• [TASK STATEMENT]: Examine each line of the data. Copy those that contain the string "matplotlib".

• [SUPPLIED MATERIAL]:
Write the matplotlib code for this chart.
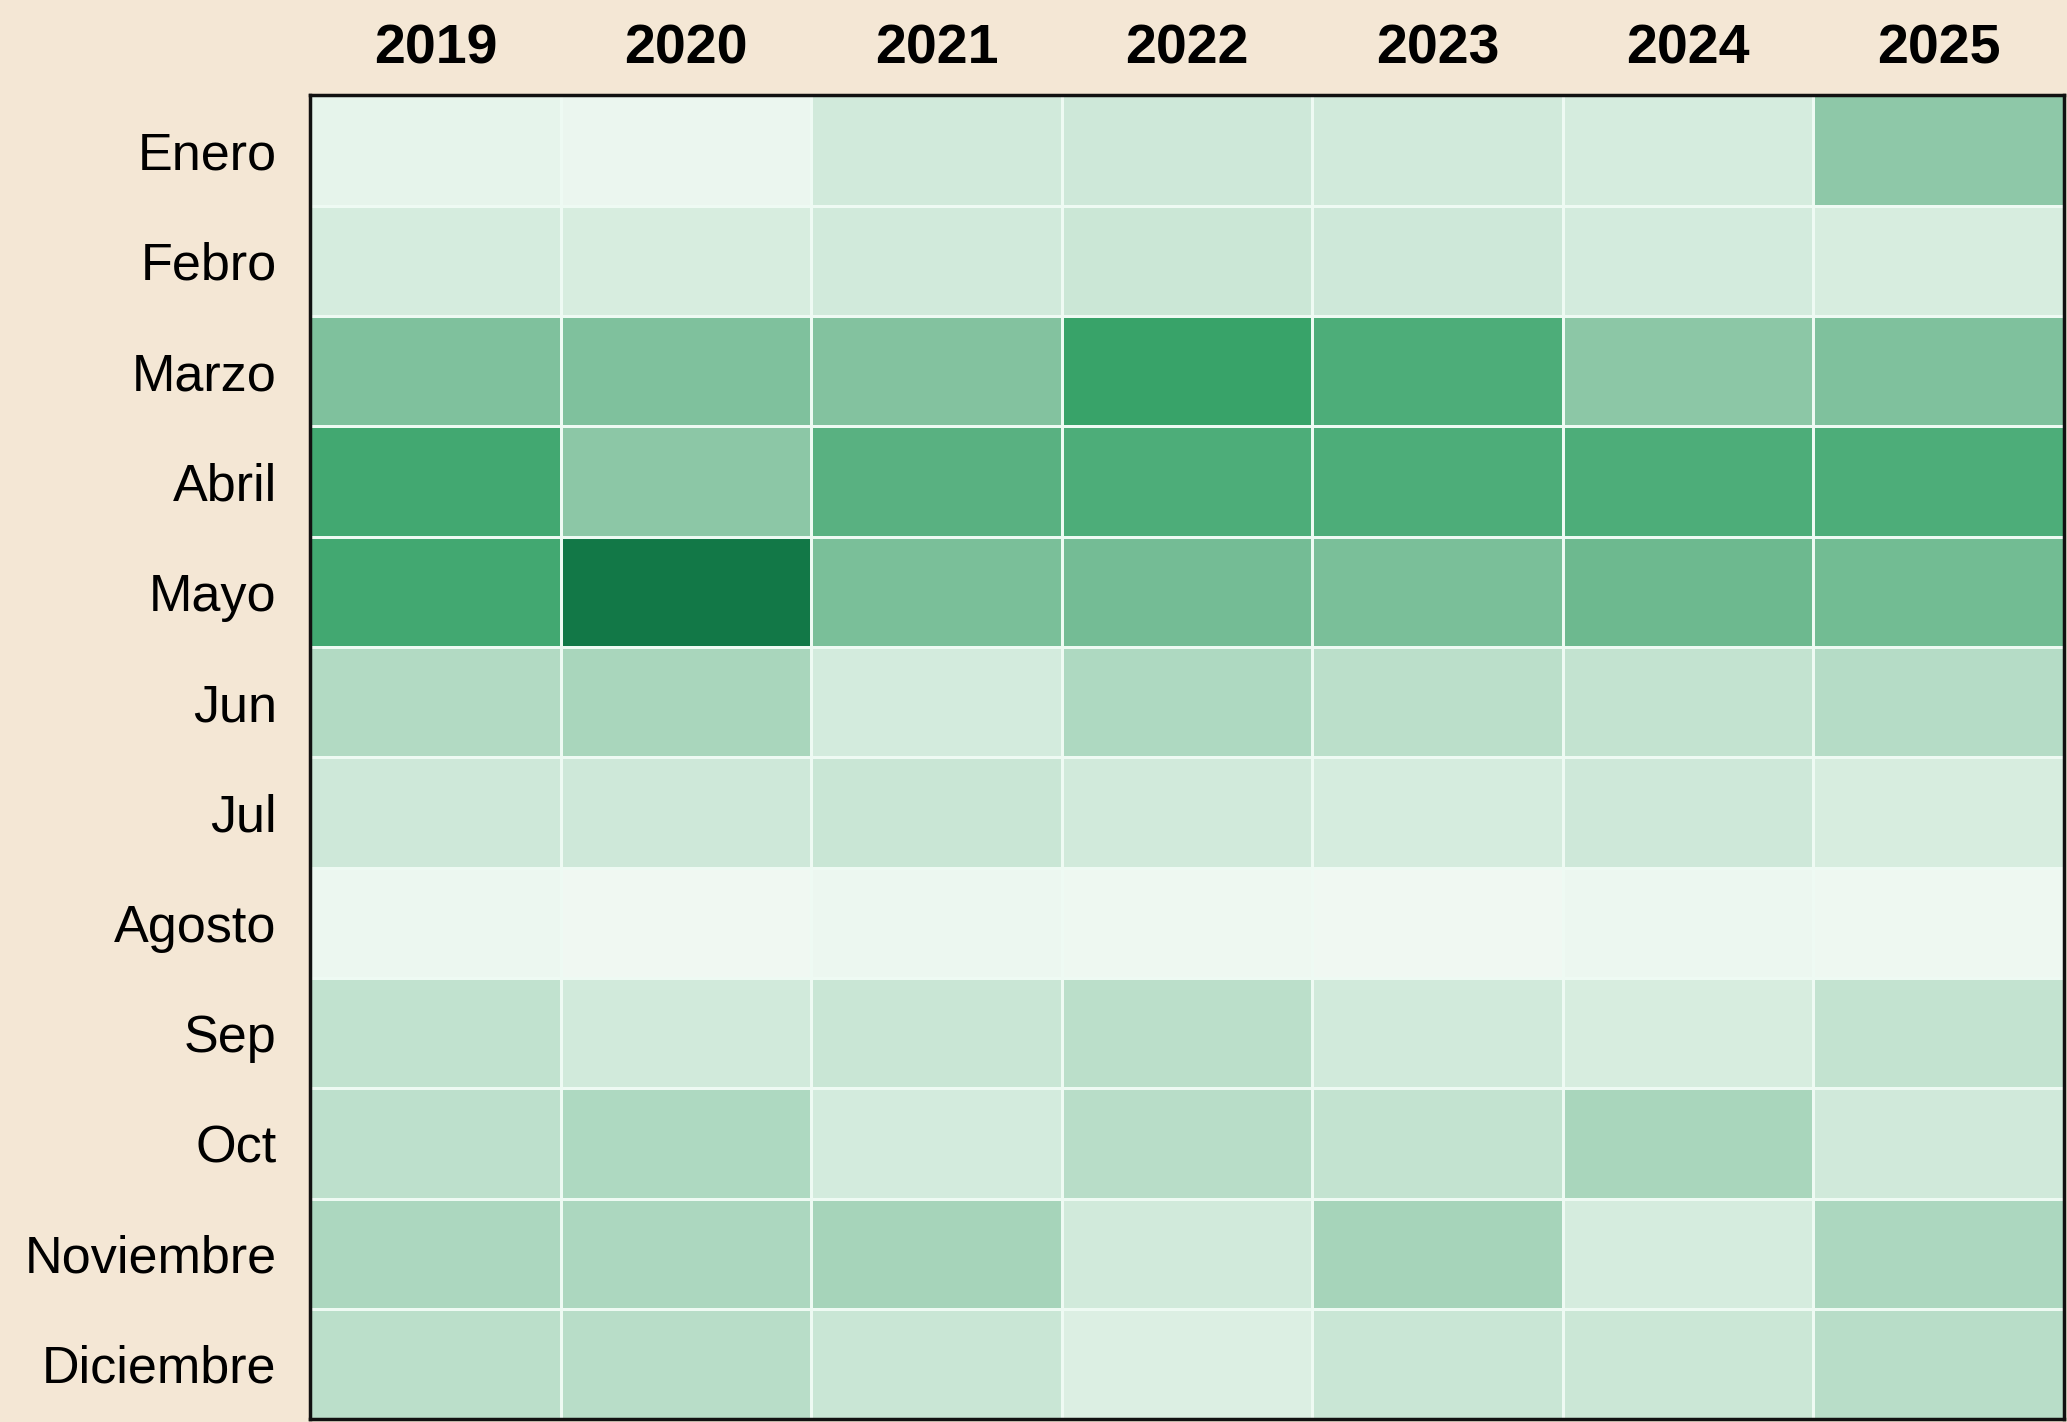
import numpy as np
import matplotlib.pyplot as plt
from matplotlib.colors import LinearSegmentedColormap

plt.rcParams['font.family'] = ['Liberation Sans', 'DejaVu Sans']

years = ['2019', '2020', '2021', '2022', '2023', '2024', '2025']
months = ['Enero', 'Febro', 'Marzo', 'Abril', 'Mayo', 'Jun', 'Jul',
          'Agosto', 'Sep', 'Oct', 'Noviembre', 'Diciembre']

# intensidad relativa (0-100) por mes y año
enero = [8, 5, 20, 22, 20, 18, 45]
febro = [18, 17, 20, 24, 22, 19, 17]
marzo = [50, 50, 49, 76, 68, 46, 50]
abril = [72, 46, 64, 68, 68, 68, 68]
mayo = [72, 96, 52, 54, 52, 57, 55]
jun = [33, 36, 19, 34, 30, 27, 32]
jul = [22, 22, 25, 20, 18, 22, 17]
agosto = [4, 2, 4, 3, 2, 4, 3]
sep = [28, 20, 25, 30, 20, 17, 27]
octu = [29, 34, 19, 31, 27, 36, 21]
nov = [35, 35, 37, 20, 37, 18, 35]
dic = [30, 31, 25, 14, 25, 24, 31]

data = np.array([enero, febro, marzo, abril, mayo, jun, jul,
                 agosto, sep, octu, nov, dic])

cmap = LinearSegmentedColormap.from_list(
    'verde', ['#f3faf5', '#c9e6d5', '#80c19d', '#3aa56b', '#0a7040'])

fig = plt.figure(figsize=(20.67, 14.22), dpi=100, facecolor='#f4e7d5')
ax = fig.add_axes([0.150, 0.002, 0.8485, 0.931])

ax.pcolormesh(data, cmap=cmap, vmin=0, vmax=100,
              edgecolors='#eefaf3', linewidth=2)
ax.set_xlim(0, len(years))
ax.set_ylim(len(months), 0)

ax.xaxis.tick_top()
ax.set_xticks(np.arange(len(years)) + 0.5)
ax.set_xticklabels(years, fontsize=40, fontweight='bold')
ax.set_yticks(np.arange(len(months)) + 0.5)
ax.set_yticklabels(months, fontsize=37.5)
ax.tick_params(axis='x', length=0, pad=14)
ax.tick_params(axis='y', length=0, pad=24)

for s in ax.spines.values():
    s.set_linewidth(2.5)
    s.set_color('#111111')

fig.savefig('out.png', dpi=100, facecolor=fig.get_facecolor())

• [REPLY]:
Write the matplotlib code for this chart.
import matplotlib.pyplot as plt
from matplotlib.colors import LinearSegmentedColormap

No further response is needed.